A Better Way: Pre-Flight, In-Flight, Post-Flight

The solution isn’t better hardware or faster GPUs. It’s treating ML development like the engineering discipline it should be. I propose a three-phase approach that shifts validation left and makes every compute cycle count:

ML development workflow showing Pre-Flight validation with data checks, In-Flight monitoring with real-time debugging, and Post-Flight analysis with model evaluation

Phase 1: Pre-Flight Protocol (Before You Waste Money)

Stop launching training jobs blindly. Before you spin up that expensive cluster, run these fast, cheap checks:

Data validation pipeline: Automated schema checks, integrity validation, and distributional analysis to catch data drift and quality issues upfront
Memory estimation: Use the 40GB per billion parameters rule for transformers to avoid OOM crashes
Single-batch end-to-end test: Run your entire pipeline on one batch—this catches 80% of bugs in minutes, not days
Intentional overfitting test: Can your model overfit on 10 batches? If not, you have a fundamental problem

Phase 2: In-Flight Monitoring (Turn Training Into Debugging)

Make your training process transparent. Instead of staring at loss curves and hoping:

Staged scaling: Start with 1% of your data, then 10%, scaling up only when each stage shows promise
Progressive validation: Evaluate on the next unseen batch after each training step, creating a real-time generalization curve
Real-time anomaly detection: Hook into your training loop to catch NaN values and gradient explosions the moment they happen
Smart checkpointing: Save frequently to local storage, not remote—reduce recovery time from hours to minutes

Phase 3: Post-Flight Analysis (Beyond Vanity Metrics)

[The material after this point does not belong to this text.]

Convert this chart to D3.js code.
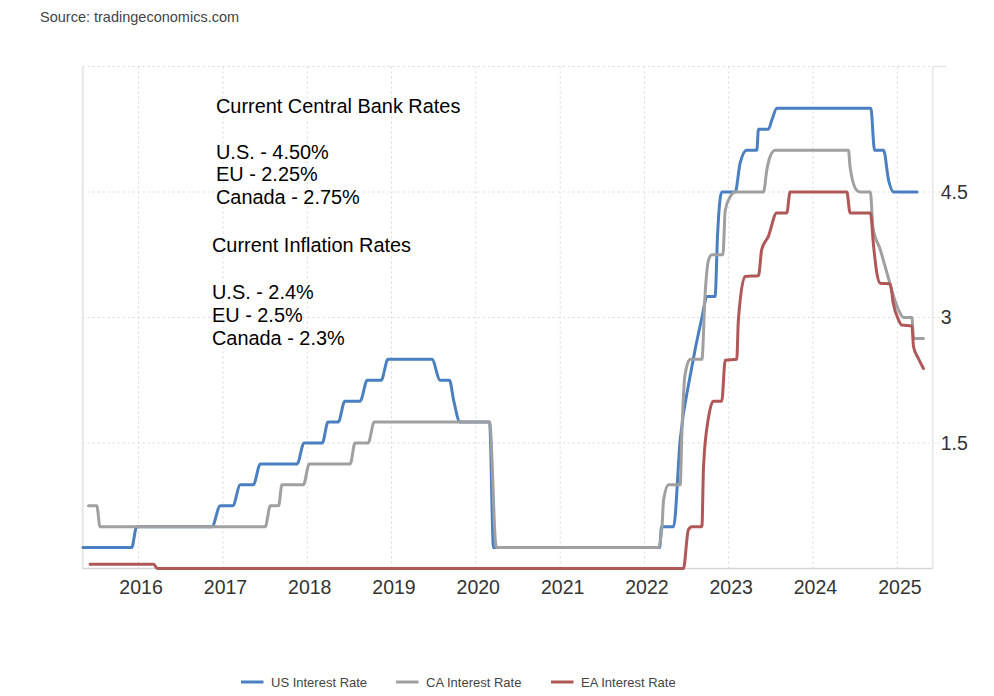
<!DOCTYPE html>
<html>
<head>
<meta charset="utf-8">
<script src="https://cdn.jsdelivr.net/npm/d3@7"></script>
<style>
    body { margin: 0; background: #fff; }
    text { font-family: "Liberation Sans", Arial, sans-serif; }
</style>
</head>
<body>
<div id="chart"></div>
<script>
// Policy rates (date, rate %)
const usDates = ["2015-05-05","2015-12-02","2015-12-24","2016-11-14","2016-12-20","2017-02-12","2017-03-17","2017-05-12","2017-06-12",
    "2017-11-18","2017-12-18","2018-03-07","2018-04-01","2018-05-15","2018-06-13","2018-08-18","2018-09-18","2018-11-17","2018-12-17",
    "2019-06-25","2019-07-31","2019-09-09","2019-09-28","2019-10-25","2020-03-01","2020-03-18","2022-03-08","2022-03-16","2022-05-07",
    "2022-06-05","2022-07-18","2022-09-07","2022-09-29","2022-11-03","2022-11-14","2022-12-02","2023-01-29","2023-02-20","2023-03-20",
    "2023-05-03","2023-05-10","2023-06-22","2023-07-07","2023-07-29","2024-09-08","2024-09-24","2024-11-02","2024-11-24","2024-12-16",
    "2025-03-27"];
const usRates = [0.25,0.25,0.5,0.5,0.75,0.75,1.0,1.0,1.25,
    1.25,1.5,1.5,1.75,1.75,2.0,2.0,2.25,2.25,2.5,
    2.5,2.25,2.25,2.0,1.75,1.75,0.25,0.25,0.5,0.5,
    1.54,2.3,3.0,3.25,3.25,4.0,4.5,4.5,4.85,5.0,
    5.0,5.25,5.25,5.36,5.5,5.5,5.0,5.0,4.64,4.5,
    4.5];

const caDates = ["2015-05-29","2015-07-04","2015-07-18","2017-07-03","2017-07-25","2017-08-30","2017-09-13","2017-12-15","2018-01-10",
    "2018-07-06","2018-07-27","2018-09-22","2018-10-18","2020-03-01","2020-03-30","2022-03-03","2022-03-18","2022-03-25","2022-04-16",
    "2022-06-05","2022-06-12","2022-06-25","2022-07-18","2022-09-07","2022-09-21","2022-10-06","2022-10-20","2022-12-07","2022-12-17",
    "2023-01-07","2023-01-29","2023-06-01","2023-06-15","2023-06-29","2023-07-21","2024-06-03","2024-06-10","2024-07-09","2024-07-24",
    "2024-09-06","2024-09-17","2024-10-19","2024-11-17","2024-12-16","2025-01-06","2025-01-28","2025-03-05","2025-03-12","2025-04-24"];
const caRates = [0.75,0.75,0.5,0.5,0.75,0.75,1.0,1.0,1.25,
    1.25,1.5,1.5,1.75,1.75,0.25,0.25,0.5,0.82,1.0,
    1.0,1.6,2.3,2.5,2.5,3.29,3.69,3.75,3.75,4.28,
    4.44,4.5,4.5,4.76,4.92,5.0,5.0,4.8,4.52,4.5,
    4.5,4.08,3.81,3.53,3.25,3.09,3.0,3.0,2.75,2.75];

const eaDates = ["2015-06-05","2016-03-07","2016-03-22","2022-06-19","2022-07-10","2022-07-25","2022-09-07","2022-09-14","2022-10-06",
    "2022-10-27","2022-12-02","2022-12-17","2023-02-05","2023-02-12","2023-03-13","2023-05-10","2023-05-24","2023-06-22","2023-07-28",
    "2023-09-10","2023-09-24","2024-05-27","2024-06-10","2024-09-06","2024-09-20","2024-10-04","2024-10-19","2024-12-01","2024-12-14",
    "2025-01-06","2025-01-20","2025-03-05","2025-03-12","2025-04-02","2025-04-24"];
const eaRates = [0.05,0.05,0.0,0.0,0.46,0.5,0.5,1.22,1.81,
    2.0,2.0,2.49,2.5,2.97,3.49,3.5,3.81,3.97,4.25,
    4.25,4.5,4.5,4.25,4.25,3.85,3.53,3.41,3.4,3.17,
    2.97,2.91,2.9,2.65,2.51,2.39];

const seriesNames = ["US Interest Rate", "CA Interest Rate", "EA Interest Rate"];
const yearTicks = [2016, 2017, 2018, 2019, 2020, 2021, 2022, 2023, 2024, 2025];
const rateTicks = [1.5, 3, 4.5];

const bankLines = ["Current Central Bank Rates", "", "U.S. - 4.50%", "EU - 2.25%", "Canada - 2.75%"];
const inflationLines = ["Current Inflation Rates", "", "U.S. - 2.4%", "EU - 2.5%", "Canada - 2.3%"];

const colors = ["#4a7fc1", "#a0a0a0", "#b05757"];

const parseDate = d3.timeParse("%Y-%m-%d");
const makeSeries = (dates, rates) => dates.map((d, i) => ({date: parseDate(d), value: rates[i]}));
const series = [
    makeSeries(usDates, usRates),
    makeSeries(caDates, caRates),
    makeSeries(eaDates, eaRates)
];

//Setting up chart area
let width = 994, height = 696;
let plot = {left: 82.7, right: 932.7, top: 66.5, bottom: 568.5};

let svg = d3.select("#chart").append("svg")
    .attr("width", width)
    .attr("height", height);

let x = d3.scaleTime()
    .domain([parseDate("2015-05-04"), parseDate("2025-06-03")])
    .range([plot.left, plot.right]);

let y = d3.scaleLinear()
    .domain([0, 6])
    .range([plot.bottom, plot.top]);

//Source line
svg.append("text")
    .attr("x", 40).attr("y", 22)
    .style("font-size", "14.5px").style("fill", "#444")
    .text("Source: tradingeconomics.com");

//Vertical dotted grid lines at each year
svg.append("g")
    .selectAll("line")
    .data(yearTicks)
    .enter().append("line")
    .attr("x1", d => x(new Date(d, 0, 1)))
    .attr("x2", d => x(new Date(d, 0, 1)))
    .attr("y1", plot.top)
    .attr("y2", plot.bottom)
    .style("stroke", "#d9d9d9")
    .style("stroke-dasharray", "2,3");

//Horizontal dotted grid lines
svg.append("g")
    .selectAll("line")
    .data(rateTicks.concat([6]))
    .enter().append("line")
    .attr("x1", plot.left)
    .attr("x2", d => d === 6 ? plot.right : plot.right + 7)
    .attr("y1", d => y(d))
    .attr("y2", d => y(d))
    .style("stroke", "#d9d9d9")
    .style("stroke-dasharray", "2,3");

//Frame: left, right and bottom lines
svg.append("line").attr("x1", plot.left).attr("x2", plot.left).attr("y1", plot.top).attr("y2", plot.bottom)
    .style("stroke", "#e6e6e6").style("stroke-width", 2);
svg.append("line").attr("x1", plot.right).attr("x2", plot.right).attr("y1", plot.top).attr("y2", plot.bottom)
    .style("stroke", "#e6e6e6").style("stroke-width", 1.5);
svg.append("line").attr("x1", plot.right).attr("x2", plot.right + 14).attr("y1", plot.top).attr("y2", plot.top)
    .style("stroke", "#e6e6e6").style("stroke-width", 1.5);
svg.append("line").attr("x1", plot.left).attr("x2", plot.right).attr("y1", plot.bottom).attr("y2", plot.bottom)
    .style("stroke", "#d6d6d6").style("stroke-width", 1.5);

//Bottom axis labels (years)
let xAxis = svg.append("g")
    .attr("transform", "translate(0," + plot.bottom + ")")
    .call(d3.axisBottom(x)
        .tickValues(yearTicks.map(d => new Date(d, 0, 1)))
        .tickFormat(d3.timeFormat("%Y"))
        .tickSize(0)
        .tickPadding(10));
xAxis.select(".domain").remove();
xAxis.selectAll("text")
    .attr("dx", 2)
    .attr("dy", "0.78em")
    .style("font-size", "19.5px")
    .style("fill", "#333")
    .style("font-family", "'Liberation Sans', Arial, sans-serif");

//Right axis labels
let yAxis = svg.append("g")
    .attr("transform", "translate(" + plot.right + ",0)")
    .call(d3.axisRight(y)
        .tickValues(rateTicks)
        .tickFormat(d3.format("~g"))
        .tickSize(0)
        .tickPadding(8));
yAxis.select(".domain").remove();
yAxis.selectAll("text")
    .style("font-size", "19.5px")
    .style("fill", "#333")
    .style("font-family", "'Liberation Sans', Arial, sans-serif");

//Rate lines
let line = d3.line()
    .x(d => x(d.date))
    .y(d => y(d.value))
    .curve(d3.curveMonotoneX);

svg.append("g")
    .selectAll("path")
    .data(series)
    .enter().append("path")
    .attr("fill", "none")
    .attr("stroke", (d, i) => colors[i])
    .attr("stroke-width", 3)
    .attr("stroke-linejoin", "round")
    .attr("stroke-linecap", "round")
    .attr("d", line);

//Annotation text blocks
svg.append("g")
    .selectAll("text")
    .data(bankLines)
    .enter().append("text")
    .attr("x", 216)
    .attr("y", (d, i) => 113 + i * 22.8)
    .style("font-size", "19.9px")
    .style("fill", "#000")
    .text(d => d);

svg.append("g")
    .selectAll("text")
    .data(inflationLines)
    .enter().append("text")
    .attr("x", 212)
    .attr("y", (d, i) => 252 + i * 23.3)
    .style("font-size", "19.9px")
    .style("fill", "#000")
    .text(d => d);

//Legend
let legendX = [241, 396, 551];
let legend = svg.append("g")
    .selectAll("g")
    .data(seriesNames)
    .enter().append("g")
    .attr("transform", (d, i) => "translate(" + legendX[i] + ",682)");
legend.append("line")
    .attr("x1", 0).attr("x2", 22.5)
    .attr("y1", 0).attr("y2", 0)
    .style("stroke", (d, i) => colors[i])
    .style("stroke-width", 3);
legend.append("text")
    .attr("x", 30).attr("y", 5)
    .style("font-size", "13px")
    .style("fill", "#444")
    .text(d => d);
</script>
</body>
</html>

Interrogate your model like your business depends on it. Because it does:

Curated test slices: Build targeted test sets for critical subpopulations, not just random samples
Edge case discovery: Systematically find your model’s blind spots before your users do
Model debugging: Run sensitivity analysis and residual analysis to understand when and why your model fails

Time to Stop the Madness

The current state of ML development is like building rockets by lighting the fuse and hoping for the best. We’ve gotten comfortable with waste because compute felt infinite and model performance kept improving despite our inefficiencies.

But as models get larger and more expensive, we can’t afford this anymore. Every failed training run is a lost opportunity to test a new idea. Every hour debugging preventable errors is an hour not spent on innovation.

The three-phase framework isn’t just about saving money—it’s about accelerating the pace of ML innovation by making our development process more scientific, predictable, and efficient.

The question isn’t whether you can afford to adopt these practices. It’s whether you can afford not to.